Any workman or shop assistant may recover any sum deducted by or paid to his employer contrary to the Act of 1896, provided that proceedings are commenced within six months, and that where he has acquiesced in the deduction or payment he shall only recover the excess over the amount which the court may find to have been fair and reasonable in all the circumstances of the case. It is expressly declared in the Act that nothing in it shall affect the provisions of the Coal Mines Acts with reference to payment by weight, or legalize any deductions, from payments made, in pursuance of those provisions. The powers and duties of inspectors are extended to cover the case of a laundry, and of any place where work is given out by the occupier of a factory or workshop or by a contractor or subcontractor. Power is reserved for the secretary of state to exempt by order specified trades or branches of them in specified areas from the provisions of the Act of 1896, if he is satisfied that they are unnecessary for the protection of the workmen. This power has been exercised only in respect of one highly organised industry, the Lancashire cotton industry. The effect of the exemption is not to prevent fines and deductions from being made, but the desire for it demonstrated that there are cases where leaders among workers have felt competent to make their own terms on their own lines without the specific conditions laid down in this Act. The reports of the inspectors of factories have demonstrated that in other industries much work has had to be done under this act, and knowledge of a highly technical character to be gradually acquired, before opinions could be formed as to the reasonableness and fairness, or the contrary, of many forms of deduction. Owing partly to difficulties of legal interpretation involving the necessity of taking test cases into court, partly to the margin for differences of opinion as to what constitutes " reasonableness " in a deduction, the average number of convictions obtained on prosecutions is not so high as under the Factory Acts, though the average penalty imposed is higher. In 1904, 61 cases were taken into court resulting in 34 convictions with an average penalty of I, Ios. In 1905, 38 cases resulting in 34 convictions were taken with an average penalty of £I, 3s. In 1906, 37 cases resulting in 25 convictions were taken with an average penalty of £1, Ios.

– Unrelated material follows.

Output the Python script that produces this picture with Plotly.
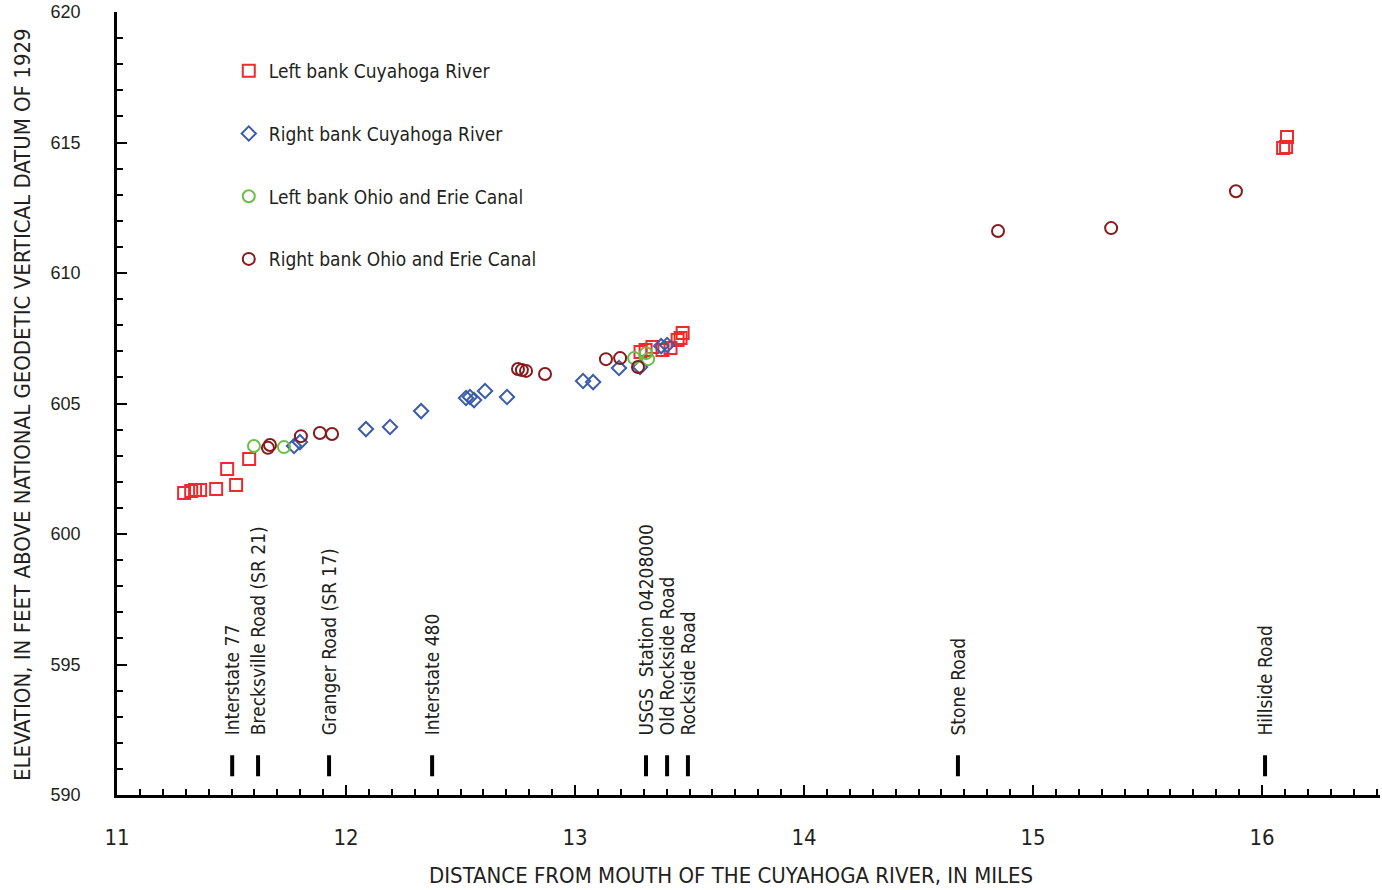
import plotly.graph_objects as go

# ---------------- data ----------------
lb_river_mi = [11.293, 11.324, 11.341, 11.363, 11.433, 11.481, 11.520, 11.577,
               13.286, 13.308, 13.338, 13.382, 13.417, 13.448, 13.461, 13.470,
               16.092, 16.105, 16.109]
lb_river_el = [601.57, 601.65, 601.69, 601.69, 601.72, 602.49, 601.88, 602.87,
               606.97, 607.05, 607.16, 607.05, 607.13, 607.43, 607.51, 607.70,
               614.79, 614.83, 615.21]

rb_river_mi = [11.773, 11.799, 12.087, 12.192, 12.328, 12.524, 12.541, 12.559,
               12.607, 12.703, 13.035, 13.079, 13.192, 13.284, 13.376, 13.402]
rb_river_el = [603.37, 603.52, 604.02, 604.10, 604.71, 605.21, 605.25, 605.13,
               605.48, 605.25, 605.86, 605.82, 606.36, 606.40, 607.20, 607.24]

lb_canal_mi = [11.598, 11.729, 13.258, 13.310, 13.319]
lb_canal_el = [603.37, 603.33, 606.74, 606.93, 606.70]

rb_canal_mi = [11.659, 11.668, 11.803, 11.886, 11.939, 12.751, 12.768, 12.786,
               12.869, 13.135, 13.197, 13.275, 14.847, 15.341, 15.886]
rb_canal_el = [603.30, 603.41, 603.75, 603.87, 603.83, 606.32, 606.28, 606.25,
               606.13, 606.70, 606.74, 606.40, 611.61, 611.72, 613.13]

landmark_mi = [11.503, 11.616, 11.926, 12.376, 13.310, 13.402, 13.493, 14.672, 16.013]
landmark_names = ["Interstate 77", "Brecksville Road (SR 21)", "Granger Road (SR 17)",
                  "Interstate 480", "USGS\u00a0 Station 04208000", "Old Rockside Road",
                  "Rockside Road", "Stone Road", "Hillside Road"]

x_ticks = [11, 12, 13, 14, 15, 16]
y_ticks = [590, 595, 600, 605, 610, 615, 620]

# ---------------- styles ----------------
NARROW = "DejaVu Sans Condensed, Liberation Sans Narrow, sans-serif"
REG = "Liberation Sans, Arial, sans-serif"
TXT = "#231f20"
BAR_Y = 591.12
LABEL_Y = 592.2

fig = go.Figure()

series = [
    ("Left bank Cuyahoga River", lb_river_mi, lb_river_el, "square-open", "#ee2a2f", 12),
    ("Right bank Cuyahoga River", rb_river_mi, rb_river_el, "diamond-open", "#3b5bab", 11),
    ("Left bank Ohio and Erie Canal", lb_canal_mi, lb_canal_el, "circle-open", "#6dbe45", 12),
    ("Right bank Ohio and Erie Canal", rb_canal_mi, rb_canal_el, "circle-open", "#861a1c", 12),
]
for i, (name, xs, ys, sym, col, sz) in enumerate(series):
    fig.add_trace(go.Scatter(
        x=xs, y=ys, mode="markers", name=name, legendgroup=f"g{i}",
        marker=dict(symbol=sym, size=sz, color=col, line=dict(color=col, width=2)),
    ))

# landmark tick bars
fig.add_trace(go.Scatter(
    x=landmark_mi, y=[BAR_Y] * len(landmark_mi), mode="markers", showlegend=False,
    marker=dict(symbol="line-ns", size=15, line=dict(color="black", width=4)),
    hoverinfo="skip",
))

annotations = []
for m, nm in zip(landmark_mi, landmark_names):
    annotations.append(dict(
        x=m, y=LABEL_Y, xref="x", yref="y", text=nm, showarrow=False,
        textangle=-90, xanchor="center", yanchor="bottom",
        font=dict(family=NARROW, size=19, color=TXT),
    ))

# axis titles
annotations.append(dict(
    x=-0.0752, y=0.498, xref="paper", yref="paper", showarrow=False,
    text="ELEVATION, IN FEET ABOVE NATIONAL GEODETIC VERTICAL DATUM OF 1929",
    textangle=-90, xanchor="center", yanchor="middle",
    font=dict(family=NARROW, size=22, color=TXT),
))
annotations.append(dict(
    x=0.486, y=-0.1034, xref="paper", yref="paper", showarrow=False,
    text="DISTANCE FROM MOUTH OF THE CUYAHOGA RIVER, IN MILES",
    xanchor="center", yanchor="middle",
    font=dict(family=NARROW, size=22, color=TXT),
))

fig.update_layout(
    width=1382, height=890,
    margin=dict(l=117, r=2, t=12, b=95),
    paper_bgcolor="white", plot_bgcolor="white",
    showlegend=True,
    legend=dict(
        x=0.0885, y=0.949, xanchor="left", yanchor="top",
        bgcolor="rgba(0,0,0,0)", font=dict(family=NARROW, size=19, color=TXT),
        tracegroupgap=35, traceorder="grouped",
    ),
    annotations=annotations,
)

fig.update_xaxes(
    range=[11, 16.515], tickvals=x_ticks, ticktext=[str(v) for v in x_ticks],
    showline=True, linecolor="black", linewidth=2.5, mirror=False,
    ticks="inside", ticklen=10, tickwidth=2, tickcolor="black",
    minor=dict(ticks="inside", dtick=0.1, tick0=11, ticklen=6, tickwidth=1.5, tickcolor="black"),
    showgrid=False, zeroline=False, ticklabelstandoff=21,
    tickfont=dict(family=NARROW, size=22, color=TXT),
)
fig.update_yaxes(
    range=[590, 620], tickvals=y_ticks, ticktext=[str(v) for v in y_ticks],
    showline=True, linecolor="black", linewidth=2.5, mirror=False,
    ticks="inside", ticklen=10, tickwidth=2, tickcolor="black",
    minor=dict(ticks="inside", dtick=1, tick0=590, ticklen=6, tickwidth=1.5, tickcolor="black"),
    showgrid=False, zeroline=False, ticklabelstandoff=30,
    tickfont=dict(family=REG, size=18, color=TXT),
)

fig.write_html("out.html")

Reference should here be made to the Shop Clubs Act of 1902 as closely allied with some of the provisions of the Truck Acts by its provision that employers shall not make it a condition of employment that any workman shall become a member of a shop club unless it is registered under the Friendly Societies Act of 1896. As in the case of payment of wages in Public Houses Act, no special inspectorate has the duty of enforcing this act.